Quid en présence de clauses conventionnelles expresses ?
L’exception d’inexécution peut-elle être mise en œuvre lorsque l’inexécution dénoncée fait l’objet, conventionnellement, d’une réparation spécifique ?
Oui. La solution trouve sa justification dans les principes de la force obligatoire du contrat et de la réparation intégrale du dommage ; en outre, il est traditionnellement considéré que, quelle que soit la mesure à laquelle le créancier de l’exécution a recours, il peut toujours demander, en outre, la réparation du préjudice que l’inexécution lui a causé.
Cette solution est consacrée par l’article 1217 du code civil qui prévoit que les sanctions de l’inexécution contractuelle qui ne sont pas incompatibles peuvent être cumulées, des dommages et intérêts pouvant toujours s’y ajouter.
Au cas présent, le moyen invitait la Haute Juridiction à juger que les sanctions conventionnelles n’excluent pas la mise en œuvre des remèdes de droit commun sauf « renonciation expresse et non équivoque » à s’en prévaloir.

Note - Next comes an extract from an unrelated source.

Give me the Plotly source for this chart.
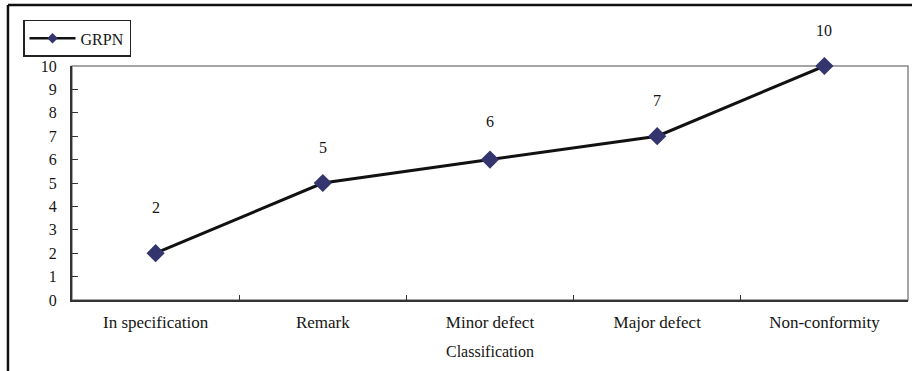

Or la Cour de cassation ne reprend pas cette réserve :
La stipulation de sanctions à l’inexécution du contrat n’exclut pas la mise en œuvre des solutions issues du droit commun des obligations. Des sanctions contractuelles n’interdisent pas d’invoquer l’exception d’inexécution de droit commun
Cass. 3e civ. 14-2-2019 no 17-31.665 FS-PBI, Sté Icade promotion tertiaire c/ R. ès. qual.
Faut-il en déduire que la décision commentée, interdisant d’écarter conventionnellement les sanctions de droit commun, consacrerait leur caractère d’ordre public ? Une partie de la doctrine est en ce sens (voir B. Mercadal, « L’ordre public dans la réforme du droit des contrats » : BRDA 6/18 inf. 21), tandis que le rapport au Président de la République admettait au contraire la possibilité de déroger assez largement aux dispositions des articles 1217 et suivants du Code civil. Il appartiendra à la Cour de cassation de préciser si, et dans quelle mesure, les parties peuvent écarter ou aménager les remèdes légaux sanctionnant l’inexécution du contrat.